### What you should do
Quote every line below exactly and skip any picture.

### Dataset excerpt
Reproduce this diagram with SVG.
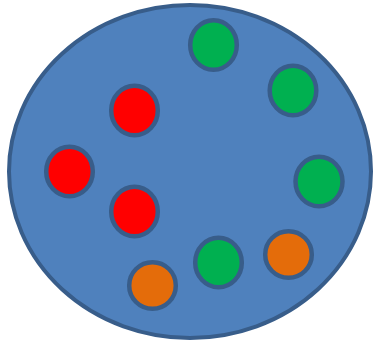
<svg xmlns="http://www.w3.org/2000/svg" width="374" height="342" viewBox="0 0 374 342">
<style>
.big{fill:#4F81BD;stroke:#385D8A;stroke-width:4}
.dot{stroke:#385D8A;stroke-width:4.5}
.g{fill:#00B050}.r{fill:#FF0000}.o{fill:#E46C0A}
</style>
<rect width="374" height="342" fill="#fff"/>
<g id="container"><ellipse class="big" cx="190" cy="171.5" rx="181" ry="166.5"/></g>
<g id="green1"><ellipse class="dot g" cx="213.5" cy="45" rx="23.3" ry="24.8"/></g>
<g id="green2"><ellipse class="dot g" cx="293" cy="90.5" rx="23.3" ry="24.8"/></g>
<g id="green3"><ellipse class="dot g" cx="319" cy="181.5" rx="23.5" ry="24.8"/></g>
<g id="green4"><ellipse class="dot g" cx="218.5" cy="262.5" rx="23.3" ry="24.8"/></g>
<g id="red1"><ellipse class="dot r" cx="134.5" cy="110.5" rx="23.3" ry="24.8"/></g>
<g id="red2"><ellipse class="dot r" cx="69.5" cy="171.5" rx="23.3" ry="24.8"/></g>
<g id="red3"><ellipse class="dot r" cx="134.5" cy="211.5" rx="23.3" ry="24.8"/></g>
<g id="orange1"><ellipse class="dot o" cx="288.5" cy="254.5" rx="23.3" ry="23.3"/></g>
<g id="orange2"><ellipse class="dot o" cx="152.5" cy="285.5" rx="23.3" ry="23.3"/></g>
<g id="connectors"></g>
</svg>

### Task response
Reproduce this diagram with SVG.
<svg xmlns="http://www.w3.org/2000/svg" width="374" height="342" viewBox="0 0 374 342">
<style>
.big{fill:#4F81BD;stroke:#385D8A;stroke-width:4}
.dot{stroke:#385D8A;stroke-width:4.5}
.g{fill:#00B050}.r{fill:#FF0000}.o{fill:#E46C0A}
</style>
<rect width="374" height="342" fill="#fff"/>
<g id="container"><ellipse class="big" cx="190" cy="171.5" rx="181" ry="166.5"/></g>
<g id="green1"><ellipse class="dot g" cx="213.5" cy="45" rx="23.3" ry="24.8"/></g>
<g id="green2"><ellipse class="dot g" cx="293" cy="90.5" rx="23.3" ry="24.8"/></g>
<g id="green3"><ellipse class="dot g" cx="319" cy="181.5" rx="23.5" ry="24.8"/></g>
<g id="green4"><ellipse class="dot g" cx="218.5" cy="262.5" rx="23.3" ry="24.8"/></g>
<g id="red1"><ellipse class="dot r" cx="134.5" cy="110.5" rx="23.3" ry="24.8"/></g>
<g id="red2"><ellipse class="dot r" cx="69.5" cy="171.5" rx="23.3" ry="24.8"/></g>
<g id="red3"><ellipse class="dot r" cx="134.5" cy="211.5" rx="23.3" ry="24.8"/></g>
<g id="orange1"><ellipse class="dot o" cx="288.5" cy="254.5" rx="23.3" ry="23.3"/></g>
<g id="orange2"><ellipse class="dot o" cx="152.5" cy="285.5" rx="23.3" ry="23.3"/></g>
<g id="connectors"></g>
</svg>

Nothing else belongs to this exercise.